As the name suggests, Station End is where Turvey Station once stood. The first train to stop at the station did so on 10th June 1872 on its way from Bedford to Northampton. It had taken nearly thirty years of campaigning, planning, fund raising and then construction. The railway was built with the help of 200 navvies who were accommodated in huts built by Charles Longuet Higgins in Bakers Close. Colonel William Bartholomew Higgins of Picts Hill House, who was Chairman of the Railway Company, had a working men’s room built on the corner of Bamford’s Yard and the High Street, which provided reading material and light sports for the workers.
The station initially had five trains a day stopping in each direction. This had increased to seven a day by 1938. Special day trips to the Towcester Races were also available. The line was very busy during the Second World War with one track being used to store war materials. After the war the line was used less and less and was eventually closed with the last train calling at Turvey Station on 3rd March 1962.
The railway line went across the Bedford Road by means of a bridge. However, in the early 1960’s it became apparent that the bridge was too low for the growing number of double decker buses and lorries that wished to use the road. Consequently, the road was lowered (hence the present dip in the road) only for the bridge to be demolished shortly after. The railway line was not without its accidents, Ralph Leaper remembers the train derailment on 17th June 1960.
A question often asked is why build a station one mile from the village? Conspiracy theorists suggest that the original intention was to have the station on Carlton Road, but this was resisted as it would cut across the Higgins Estate; alternatively, perhaps, Colonel Higgins wanted the station built near his home. A more prosaic answer could be that the flattest route was chosen in order to manage costs.

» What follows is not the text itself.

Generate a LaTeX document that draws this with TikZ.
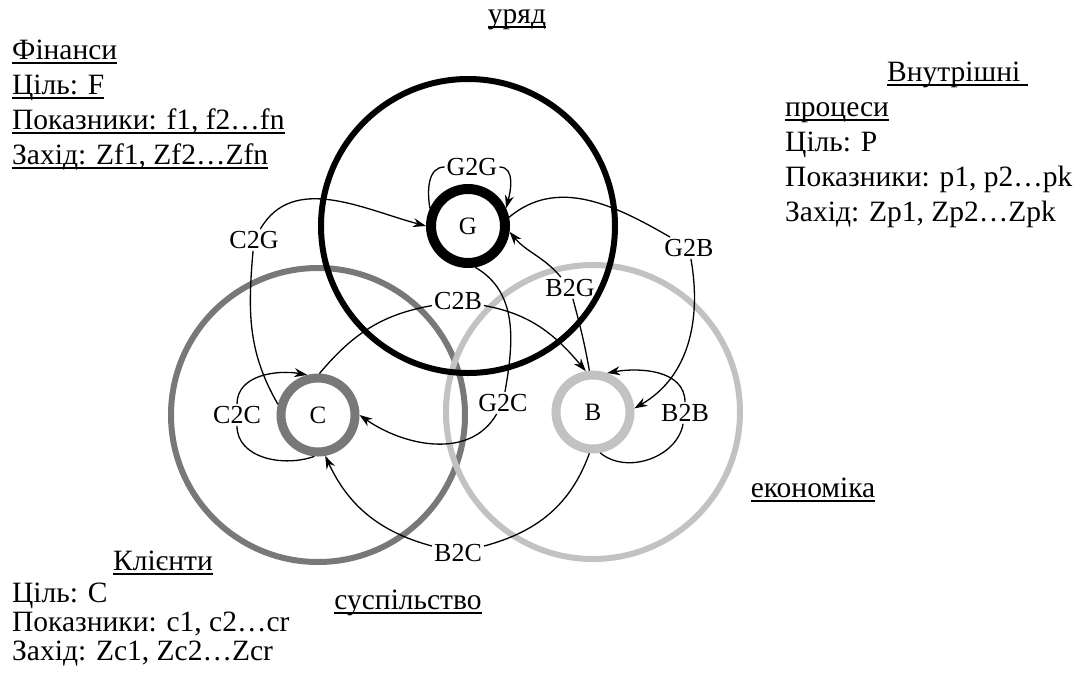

The introduction of the railway had a big impact on the village. Journeys to Bedford and Northampton were now much easier as was access to more distant places. The railway also enabled people to visit Turvey and the village became something of a tourist attraction, particularly for people from Northampton, who often came for the fishing. The Railway Swan public house was opened in 1881 (it was converted to residential properties in 1995) and was followed by the building of “villas” for commuters in 1885.
Barton & Royle Homes
The Barton Charity originated in 1881 in order to provide “asylum” for the deserving and poor of Turvey and Bedford. James Barton bought land and provided funds for the Almhouses and Memorial Hall to be built. The building was officially opened on Wednesday 24th June 1885; its purpose to house 10 married couples and 10 single persons, together with accommodation for a caretaker and his wife.
Each resident had a bedroom and living room and shared the use of the washhouse, kitchen and scullery. They were required to follow a set of rules and to attend weekly religious services in the memorial hall, where entertainment was also provided.
By the 1950s, the cost of maintaining and improving the original building was causing the charity significant problems. Sir George Royle, a former Mayor of Bedford, had left provision in his will (1950) for the establishment of almhouses for the people of Bedford. This scheme never took off and, after years of negotiations, the two charities were combined to form the Barton and Royle Homes in 1963. The old building was demolished and replaced by new almshouses, eighteen of which called the Royle Homes with the other eight called Barton Homes. A chapel and communal room were also provided. As the bungalows were built, residents from the old building were gradually rehoused. The demolition and ultimate completion of the new buildings took place in 1966.